A global aid official urged the international community on Sunday to provide more funds to help Sudanese citizens trapped from a month due to a military conflict between rival generals in the African nation.
Jagan Chapagain, the secretary-general of the International Federation of Red Cross and Red Crescent Societies, said his organizations have received only 7% of the $45 million they appealed for to help those inside Sudan. The war pits the military against the powerful paramilitary Rapid Support Forces.
“The needs are real,” he told The Associated Press in an interview in Cairo. “Sudanese people need urgent support, urgent solidarity and urgent interest.”
Sudan was plunged into chaos in April when simmering tensions between the military, led by Abdel Fattah Burhan, and the RSF, commanded by Mohammed Hamdan Dagalo, exploded into open fighting in the capital, Khartoum, and elsewhere.

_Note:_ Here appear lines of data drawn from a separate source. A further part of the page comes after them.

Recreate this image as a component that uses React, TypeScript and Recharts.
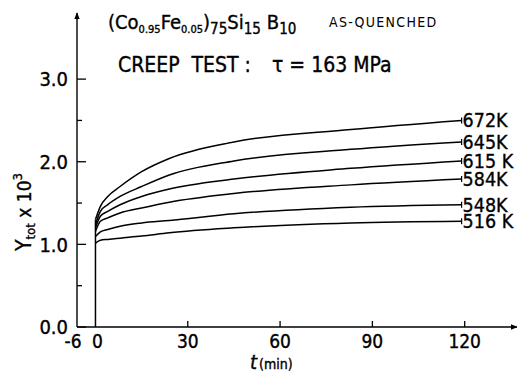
import { Line, LineChart, XAxis, YAxis } from "recharts"

// time in minutes
const times = [0, 1.6, 4, 8, 15, 24, 45, 83, 119]
const y672 = [1.3, 1.46, 1.58, 1.7, 1.88, 2.04, 2.24, 2.39, 2.5]
const y645 = [1.24, 1.4, 1.48, 1.58, 1.7, 1.84, 2.01, 2.15, 2.24]
const y615 = [1.2, 1.34, 1.4, 1.48, 1.58, 1.67, 1.79, 1.92, 2.01]
const y584 = [1.155, 1.28, 1.32, 1.38, 1.44, 1.51, 1.615, 1.72, 1.79]
const y548 = [1.095, 1.15, 1.18, 1.22, 1.26, 1.29, 1.37, 1.45, 1.48]
const y516 = [1.015, 1.05, 1.06, 1.075, 1.1, 1.14, 1.2, 1.26, 1.28]
const seriesNames = ["672K", "645K", "615 K", "584K", "548K", "516 K"]
const seriesValues = [y672, y645, y615, y584, y548, y516]

// instantaneous elastic jump at t = 0
const jumpT = [0, 0]
const jumpV = [0, 1.3]

const xTicks = [-6, 0, 30, 60, 90, 120]
const yTicks = [0, 0.5, 1, 1.5, 2, 2.5, 3]

const FONT = "'DejaVu Sans Condensed', 'DejaVu Sans', sans-serif"
const ink = { fill: "#000", stroke: "#000", strokeWidth: 0.35 }

const series = seriesNames.map((name, i) => ({
  name,
  data: times.map((t, j) => ({ t, v: seriesValues[i][j] })),
}))
const jumpData = jumpT.map((t, j) => ({ t, v: jumpV[j] }))

const YTick = (props: any) => {
  const { x, payload } = props
  const y = payload.coordinate
  const axisX = x + 6
  const major = Number.isInteger(payload.value)
  return (
    <g>
      <line x1={axisX} y1={y} x2={axisX + (major ? 9 : 5)} y2={y} stroke="#000" strokeWidth={1.3} />
      {major && (
        <text x={axisX - 9} y={y} dy="0.36em" textAnchor="end" fontSize={20} fontFamily={FONT} {...ink}>
          {payload.value.toFixed(1)}
        </text>
      )}
    </g>
  )
}

const XTick = (props: any) => {
  const { x, y, payload } = props
  const v = payload.value
  const axisY = y - 2
  return (
    <g>
      {v >= 30 && <line x1={x} y1={axisY} x2={x} y2={axisY - 6} stroke="#000" strokeWidth={1.3} />}
      <text
        x={v === -6 ? x - 4 : x + (v === 0 ? 2 : 0)}
        y={axisY}
        dy={21}
        textAnchor="middle"
        fontSize={19}
        fontFamily={FONT}
        {...ink}
      >
        {v}
      </text>
    </g>
  )
}

const endLabel = (name: string, last: number) => (p: any) => {
  if (p.index !== last) return <g key={p.index} />
  return (
    <g key={p.index}>
      <line x1={p.x} y1={p.y - 3} x2={p.x} y2={p.y + 3} stroke="#000" strokeWidth={1.2} />
      <text x={p.x + 1} y={p.y} dy="0.36em" fontSize={19.5} fontFamily={FONT} {...ink}>
        {name}
      </text>
    </g>
  )
}

export default function App() {
  return (
    <div style={{ position: "absolute", left: 0, top: 0, width: 517, height: 373, background: "#fff" }}>
      <svg width={0} height={0} style={{ position: "absolute" }}>
        <defs>
          <marker id="arrow" viewBox="0 0 10 10" refX={9} refY={5} markerWidth={7} markerHeight={7} orient="auto-start-reverse" markerUnits="userSpaceOnUse">
            <path d="M0,1 L10,5 L0,9 z" fill="#000" />
          </marker>
        </defs>
      </svg>
      <LineChart width={517} height={373} margin={{ top: 13, right: 0, bottom: 0, left: 0 }}>
        <XAxis
          type="number"
          dataKey="t"
          domain={[-6, 137]}
          allowDataOverflow
          ticks={xTicks}
          height={46}
          tickSize={0}
          tickMargin={2}
          tick={<XTick />}
          axisLine={{ stroke: "#000", strokeWidth: 1.4, markerEnd: "url(#arrow)" }}
          label={{
            content: (p: any) => (
              <text x={p.viewBox.x + 173} y={p.viewBox.y + 42} fontFamily={FONT} {...ink}>
                <tspan fontSize={20} fontStyle="italic">t</tspan>
                <tspan fontSize={14} dx={2}>(min)</tspan>
              </text>
            ),
          }}
        />
        <YAxis
          type="number"
          dataKey="v"
          domain={[0, 3.8]}
          allowDataOverflow
          ticks={yTicks}
          width={77}
          tickSize={0}
          tickMargin={6}
          tick={<YTick />}
          axisLine={{ stroke: "#000", strokeWidth: 1.4, markerStart: "url(#arrow)" }}
          label={{
            content: () => (
              <text transform="translate(31,212) rotate(-90)" textAnchor="middle" fontFamily={FONT} {...ink}>
                <tspan fontSize={21}>Y</tspan>
                <tspan fontSize={13} dy={4}>tot</tspan>
                <tspan fontSize={19} dy={-4}> x 10</tspan>
                <tspan fontSize={13} dy={-9}>3</tspan>
              </text>
            ),
          }}
        />
        <Line data={jumpData} dataKey="v" type="linear" stroke="#000" strokeWidth={1.5} dot={false} isAnimationActive={false} />
        {series.map((s) => (
          <Line
            key={s.name}
            data={s.data}
            dataKey="v"
            type="monotone"
            stroke="#000"
            strokeWidth={1.5}
            dot={false}
            isAnimationActive={false}
            label={endLabel(s.name, s.data.length - 1)}
          />
        ))}
      </LineChart>
      <svg width={517} height={373} style={{ position: "absolute", left: 0, top: 0, pointerEvents: "none" }}>
        <text x={108} y={29} fontFamily={FONT} fontSize={20} {...ink}>
          (Co
          <tspan fontSize={11} dy={4}>0.95</tspan>
          <tspan dy={-4}>Fe</tspan>
          <tspan fontSize={11} dy={4}>0.05</tspan>
          <tspan dy={-4}>)</tspan>
          <tspan fontSize={15} dy={5}>75</tspan>
          <tspan dy={-5}>Si</tspan>
          <tspan fontSize={15} dy={5}>15</tspan>
          <tspan dy={-5} dx={6}>B</tspan>
          <tspan fontSize={15} dy={5}>10</tspan>
        </text>
        <text x={329} y={27} fontFamily={FONT} fontSize={14} letterSpacing={1.3} fill="#000">
          AS-QUENCHED
        </text>
        <text x={118} y={72} fontFamily={FONT} fontSize={21} style={{ whiteSpace: "pre" }} {...ink}>
          {"CREEP  TEST :"}
        </text>
        <text x={272} y={72} fontFamily={FONT} fontSize={21} style={{ whiteSpace: "pre" }} {...ink}>
          {"τ = 163 MPa"}
        </text>
      </svg>
    </div>
  )
}
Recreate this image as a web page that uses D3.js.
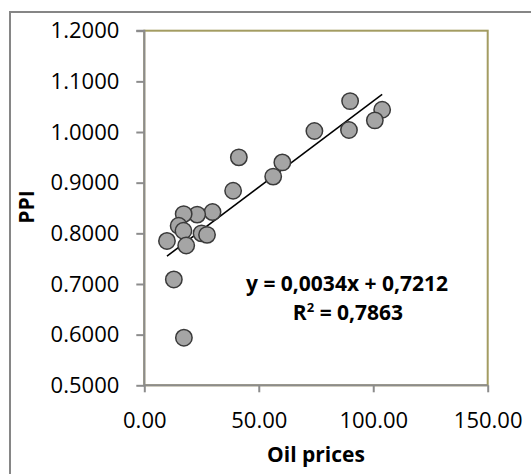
<!DOCTYPE html>
<html lang="en">
<head>
    <meta charset="UTF-8">
    <title>PPI vs Oil prices</title>
    <script src="https://d3js.org/d3.v7.min.js"></script>
    <style>
        html, body { margin: 0; padding: 0; background: #fff; }
        body { font-family: "Open Sans", Calibri, sans-serif; }
        .axis path, .axis line { stroke: #8c8c8c; stroke-width: 2; }
        .axis text { fill: #000; font-size: 22px; font-family: "Open Sans", sans-serif; }
        .label { font-weight: bold; font-size: 21px; fill: #000; }
    </style>
</head>
<body>
    <script>
        // Data: oil price (x) vs PPI (y)
        const oilPrices = [89.9, 103.9, 100.7, 89.4, 74.3, 41.3, 60.3, 56.3, 38.8, 29.8,
                           23.1, 17.2, 15.0, 17.1, 9.9, 18.3, 25.0, 27.4, 12.9, 17.3];
        const ppiValues = [1.061, 1.044, 1.023, 1.004, 1.002, 0.950, 0.940, 0.912, 0.884, 0.842,
                           0.837, 0.838, 0.815, 0.805, 0.785, 0.776, 0.800, 0.797, 0.709, 0.594];
        const xTicks = [0, 50, 100, 150];
        const yTicks = [0.5, 0.6, 0.7, 0.8, 0.9, 1.0, 1.1, 1.2];
        const trendSlope = 0.0034, trendIntercept = 0.7212, rSquared = 0.7863;

        const W = 531, H = 474;
        const plot = {left: 144.3, right: 487.7, top: 30.7, bottom: 385.3};

        const svg = d3.select('body').append('svg')
            .attr('width', W)
            .attr('height', H);

        // outer chart frame (runs past the right and bottom edges)
        svg.append('rect')
            .attr('x', 10).attr('y', 12)
            .attr('width', 560).attr('height', 500)
            .attr('fill', 'none')
            .attr('stroke', '#868686')
            .attr('stroke-width', 2);

        const x = d3.scaleLinear().domain([0, 150]).range([plot.left, plot.right]);
        const y = d3.scaleLinear().domain([0.5, 1.2]).range([plot.bottom, plot.top]);

        // plot area border
        svg.append('rect')
            .attr('x', plot.left).attr('y', plot.top)
            .attr('width', plot.right - plot.left)
            .attr('height', plot.bottom - plot.top)
            .attr('fill', 'none')
            .attr('stroke', '#a39c62')
            .attr('stroke-width', 2);

        // axes
        svg.append('g')
            .attr('class', 'axis')
            .attr('transform', `translate(${plot.left},0)`)
            .call(d3.axisLeft(y).tickValues(yTicks).tickSize(8).tickPadding(17)
                .tickFormat(d3.format('.4f')))
            .call(g => g.select('.domain').attr('d', `M-8,${plot.top}H0V${plot.bottom}`));

        svg.append('g')
            .attr('class', 'axis')
            .attr('transform', `translate(0,${plot.bottom})`)
            .call(d3.axisBottom(x).tickValues(xTicks).tickSize(7).tickPadding(20)
                .tickFormat(d3.format('.2f')))
            .call(g => g.select('.domain').attr('d', `M${plot.left},0H${plot.right}`));

        // trend line across the data range
        const xr = d3.extent(oilPrices);
        svg.append('line')
            .attr('x1', x(xr[0])).attr('y1', y(trendIntercept + trendSlope * xr[0]))
            .attr('x2', x(xr[1])).attr('y2', y(trendIntercept + trendSlope * xr[1]))
            .attr('stroke', '#000')
            .attr('stroke-width', 1.5);

        // points
        svg.append('g').selectAll('circle')
            .data(oilPrices.map((v, i) => [v, ppiValues[i]]))
            .enter().append('circle')
            .attr('cx', d => x(d[0]))
            .attr('cy', d => y(d[1]))
            .attr('r', 8.2)
            .attr('fill', '#a5a5a5')
            .attr('stroke', '#3a3a3a')
            .attr('stroke-width', 1.5);

        // equation text
        const comma = v => d3.format('.4f')(v).replace('.', ',');
        svg.append('text').attr('class', 'label')
            .attr('text-anchor', 'middle')
            .attr('x', 347).attr('y', 291)
            .text(`y = ${comma(trendSlope)}x + ${comma(trendIntercept)}`);
        const r2 = svg.append('text').attr('class', 'label')
            .attr('text-anchor', 'middle')
            .attr('x', 348).attr('y', 320);
        r2.append('tspan').text('R');
        r2.append('tspan').attr('dy', -8).attr('font-size', 13).text('2');
        r2.append('tspan').attr('dy', 8).text(` = ${comma(rSquared)}`);

        // axis titles
        svg.append('text').attr('class', 'label')
            .attr('text-anchor', 'middle')
            .attr('transform', 'translate(34,207) rotate(-90)')
            .text('PPI');
        svg.append('text').attr('class', 'label')
            .attr('text-anchor', 'middle')
            .attr('x', 316).attr('y', 462)
            .text('Oil prices');
    </script>
</body>
</html>
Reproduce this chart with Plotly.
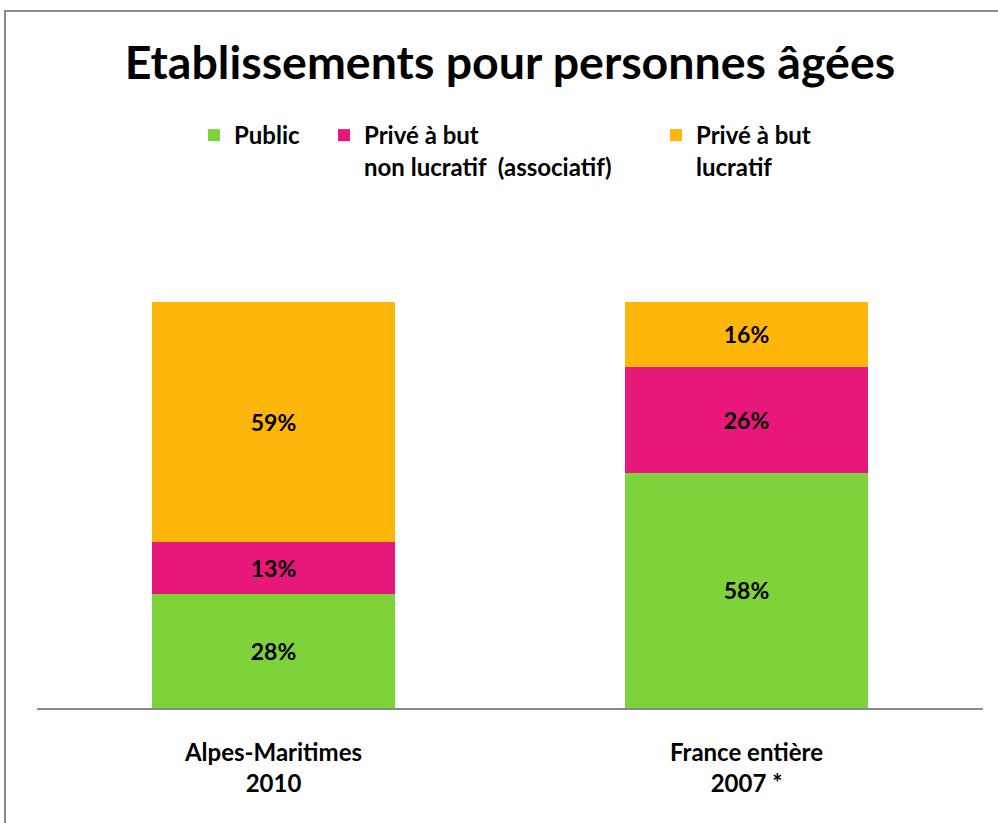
import plotly.graph_objects as go

categories = ["Alpes-Maritimes<br>2010", "France entière<br>2007 *"]
public = [28, 58]
prive_non_lucratif = [13, 26]
prive_lucratif = [59, 16]
series_names = ["Public", "Privé à but<br>non lucratif  (associatif)", "Privé à but<br>lucratif"]
colors = ["#7ED33B", "#E8177A", "#FFB60B"]

FONT = "Lato"
fig = go.Figure()
for i, (vals, name, col) in enumerate(zip([public, prive_non_lucratif, prive_lucratif], series_names, colors)):
    fig.add_trace(go.Bar(
        x=categories, y=vals, name=name,
        marker=dict(color=col, line=dict(width=0)),
        text=[f"{v}%" for v in vals], textposition="inside", insidetextanchor="middle",
        textfont=dict(family=FONT, size=23, color="black", weight="bold"),
        legend="legend" if i == 0 else f"legend{i+1}",
    ))

W, H = 998, 823
L, R, T, B = 37, 15, 302, 115
pw, ph = W - L - R, H - T - B

def px(x):
    return (x - L) / pw

def py(y):
    return (H - B - y) / ph

leg_common = dict(orientation="v", xanchor="left", yanchor="top", valign="top",
                  font=dict(family=FONT, size=24, color="black", weight="bold"),
                  bgcolor="rgba(0,0,0,0)", itemclick=False, itemdoubleclick=False,
                  itemwidth=30, tracegroupgap=0)

fig.update_layout(
    width=W, height=H,
    margin=dict(l=L, r=R, t=T, b=B),
    barmode="stack", bargap=0.486,
    plot_bgcolor="white", paper_bgcolor="white",
    title=dict(text="<b>Etablissements pour personnes âgées</b>", x=0.511, xanchor="center",
               y=1 - 63 / H, yanchor="middle", font=dict(family=FONT, size=46.5, color="black")),
    legend=dict(x=px(194), y=py(113), **leg_common),
    legend2=dict(x=px(324), y=py(113), **leg_common),
    legend3=dict(x=px(656), y=py(113), **leg_common),
    xaxis=dict(showline=True, linecolor="#888888", linewidth=2, ticks="", showgrid=False,
               tickfont=dict(family=FONT, size=24, color="black", weight="bold"),
               ticklabelstandoff=22, range=[-0.5, 1.5]),
    yaxis=dict(visible=False, range=[0, 100], showgrid=False),
    shapes=[dict(type="rect", xref="paper", yref="paper",
                 x0=px(5), x1=px(1100), y0=py(11), y1=py(900),
                 line=dict(color="#8c8c8c", width=2), fillcolor="rgba(0,0,0,0)", layer="below")],
    showlegend=True,
)
fig.write_html("out.html", config={"displayModeBar": False},
               post_script="document.body.style.margin='0px';")
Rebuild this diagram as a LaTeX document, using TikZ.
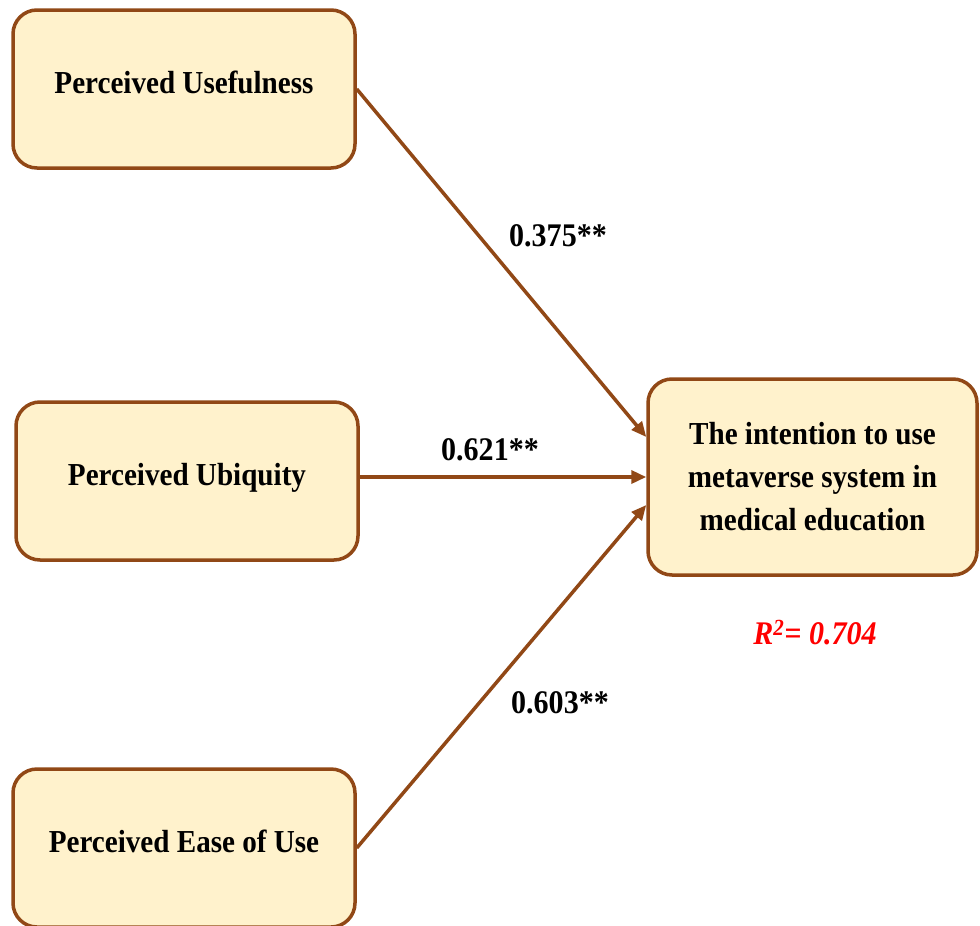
\documentclass[tikz,border=0pt]{standalone}
\usepackage{fontspec}
\setmainfont{Liberation Serif}[FakeStretch=0.91]
\usetikzlibrary{arrows.meta}
\definecolor{boxedge}{RGB}{145,72,22}
\definecolor{boxfill}{RGB}{255,242,204}
\definecolor{rsqred}{RGB}{255,0,0}
\tikzset{every path/.style={boxedge, line width=3.5pt},
  construct/.style={draw, fill=boxfill, rounded corners=24pt, inner sep=0pt, text=black,
    text depth=13pt, minimum width=342pt, minimum height=158pt,
    font=\fontsize{32}{43}\selectfont\bfseries},
  effect/.style={-{Triangle[length=15pt,width=13pt]}},
  coef/.style={text=black, font=\fontsize{33}{40}\selectfont\bfseries}}

\begin{document}
\begin{tikzpicture}[x=1pt, y=-1pt]
   \useasboundingbox (0,0) rectangle (980,926);
   \node[construct] (pu)   at (184, 89)  {Perceived Usefulness};
   \node[construct] (pubq) at (187,481)  {Perceived Ubiquity};
   \node[construct] (peou) at (184,848)  {Perceived Ease of Use};
   \node[construct, text depth=, minimum width=329pt, minimum height=196pt, align=center] (iu)
     at (812.5,477) {The intention to use\\metaverse system in\\medical education};
   \draw[effect] (pu.east)   -- ([yshift=40pt]iu.west);
   \draw[effect] ([yshift=4pt]pubq.east) -- (iu.west);
   \draw[effect] (peou.east) -- ([yshift=-28pt]iu.west);
   \node[coef] (b1) at (558,236) {0.375**};
   \node[coef] (b2) at (490,450) {0.621**};
   \node[coef] (b3) at (560,703) {0.603**};
   \node[coef, text=rsqred] (r2) at (815,633) {\itshape R\textsuperscript{2}= 0.704};
\end{tikzpicture}
\end{document}
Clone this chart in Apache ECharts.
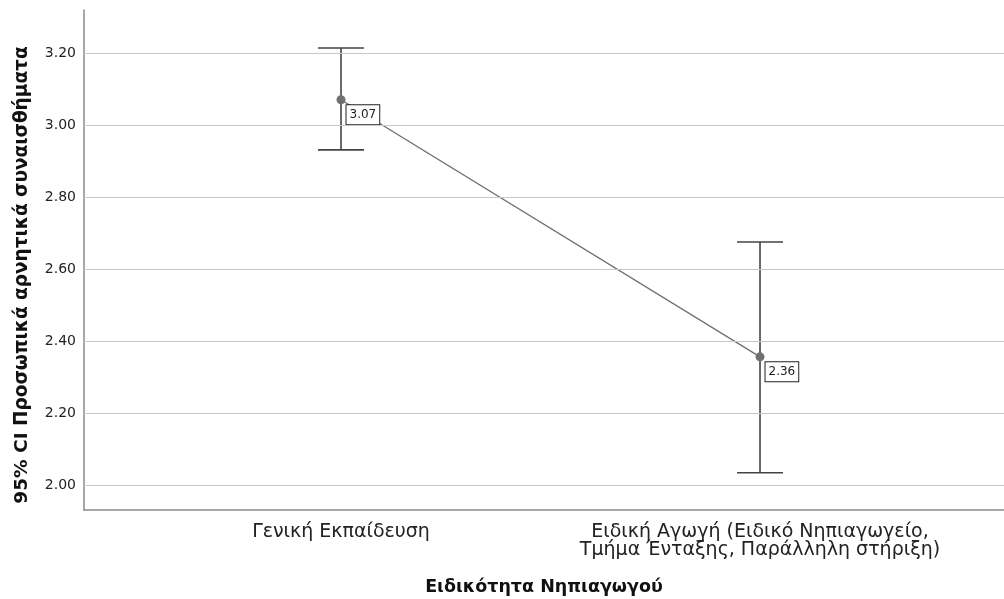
<!DOCTYPE html>
<html><head><meta charset="utf-8">
<script src="https://cdn.jsdelivr.net/npm/echarts@6/dist/echarts.min.js"></script>
<style>html,body{margin:0;padding:0;background:#fff}#c{width:1004px;height:599px}</style>
</head><body><div id="c"></div>
<script>
const categories = ['Γενική Εκπαίδευση', 'Ειδική Αγωγή (Ειδικό Νηπιαγωγείο,\nΤμήμα Ένταξης, Παράλληλη στήριξη)'];
const means = [3.07, 2.356];
const ciLower = [2.931, 2.034];
const ciUpper = [3.214, 2.675];
const yTicks = [2.0, 2.2, 2.4, 2.6, 2.8, 3.0, 3.2];
const FONT = 'DejaVu Sans';

const chart = echarts.init(document.getElementById('c'));
chart.setOption({
  animation: false,
  grid: {left: 84, right: 0, top: 10, bottom: 89, outerBoundsMode: 'none', containLabel: false},
  xAxis: {
    type: 'value', min: -0.6134, max: 1.5823,
    name: 'Ειδικότητα Νηπιαγωγού', nameLocation: 'middle', nameGap: 68,
    nameTextStyle: {fontFamily: FONT, fontSize: 17.5, fontWeight: 'bold', color: '#111'},
    axisLine: {show: true, onZero: false, lineStyle: {color: '#8a8a8a', width: 1.5}},
    axisTick: {show: false},
    splitLine: {show: false},
    axisLabel: {
      customValues: [0, 1],
      formatter: v => categories[Math.round(v)],
      fontFamily: FONT, fontSize: 19, color: '#222', margin: 13, lineHeight: 18
    }
  },
  yAxis: {
    type: 'value', min: 1.9306, max: 3.3194,
    name: '95% CI Προσωπικά αρνητικά συναισθήματα', nameLocation: 'middle', nameGap: 52,
    nameTextStyle: {fontFamily: FONT, fontSize: 18.5, fontWeight: 'bold', color: '#111', padding: [0, 30, 0, 0]},
    axisLine: {show: true, onZero: false, lineStyle: {color: '#8a8a8a', width: 1.5}},
    axisTick: {show: false},
    splitLine: {show: false},
    axisLabel: {
      customValues: yTicks,
      formatter: v => v.toFixed(2),
      fontFamily: FONT, fontSize: 14, color: '#222', margin: 8
    }
  },
  series: [
    {
      type: 'custom',
      renderItem: (params, api) => {
        const x = api.value(0);
        const lo = api.coord([x, api.value(1)]);
        const hi = api.coord([x, api.value(2)]);
        const hw = 23;
        const st = {stroke: '#444', lineWidth: 1.6};
        return {type: 'group', children: [
          {type: 'line', shape: {x1: lo[0], y1: lo[1], x2: hi[0], y2: hi[1]}, style: st},
          {type: 'line', shape: {x1: lo[0]-hw, y1: lo[1], x2: lo[0]+hw, y2: lo[1]}, style: st},
          {type: 'line', shape: {x1: hi[0]-hw, y1: hi[1], x2: hi[0]+hw, y2: hi[1]}, style: st}
        ]};
      },
      data: categories.map((c, i) => [i, ciLower[i], ciUpper[i]]),
      markLine: {
        silent: true, symbol: 'none', label: {show: false},
        lineStyle: {color: '#c8c8c8', width: 1, type: 'solid'},
        data: yTicks.map(v => ({yAxis: v}))
      },
      z: 2
    },
    {
      type: 'line',
      data: categories.map((c, i) => [i, means[i]]),
      symbol: 'circle', symbolSize: 9,
      lineStyle: {color: '#707070', width: 1.3},
      itemStyle: {color: '#707070'},
      label: {
        show: true, position: 'right',
        formatter: p => p.value[1].toFixed(2),
        offset: [-4, 15],
        fontFamily: FONT, fontSize: 12, color: '#222',
        backgroundColor: '#fff', borderColor: '#222', borderWidth: 1,
        padding: [4, 3, 3, 3]
      },
      z: 3
    }
  ]
});
</script></body></html>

The conflict has turned Khartoum and other urban areas into battlefields. Many residents live without water and electricity, and the country’s health care system has nearly collapsed. The sprawling region of Darfur saw some of the worst bouts of violence in the conflict, and the fighting there has morphed into ethnic clashes with RSF and allied Arab militia targeting ethnic African communities. Clashes also intensified earlier this month in the provinces of South Kordofan and West Kordofan. A rebel group attacked Kadugli, the provincial capital of South Kordofan and clashed with the military, killing and displacing civilians, according to the U.N. mission in Sudan. In al-Fula, the provincial capital of West Kordofan, fighting erupted for days between the military and the RSF before local officials helped stop the clashes, the U.N. mission, known as UNITAMS, said Sunday. But government offices, banks and the offices of the U.N. and other aid agencies were looted, it said
More than 3.4 million people were forced to flee their homes to safer areas inside Sudan, according to the United Nations’ migration agency. Over a million crossed into neighboring countries, including Egypt, Chad, South Sudan, Ethiopia and Central African Republic, the agency added.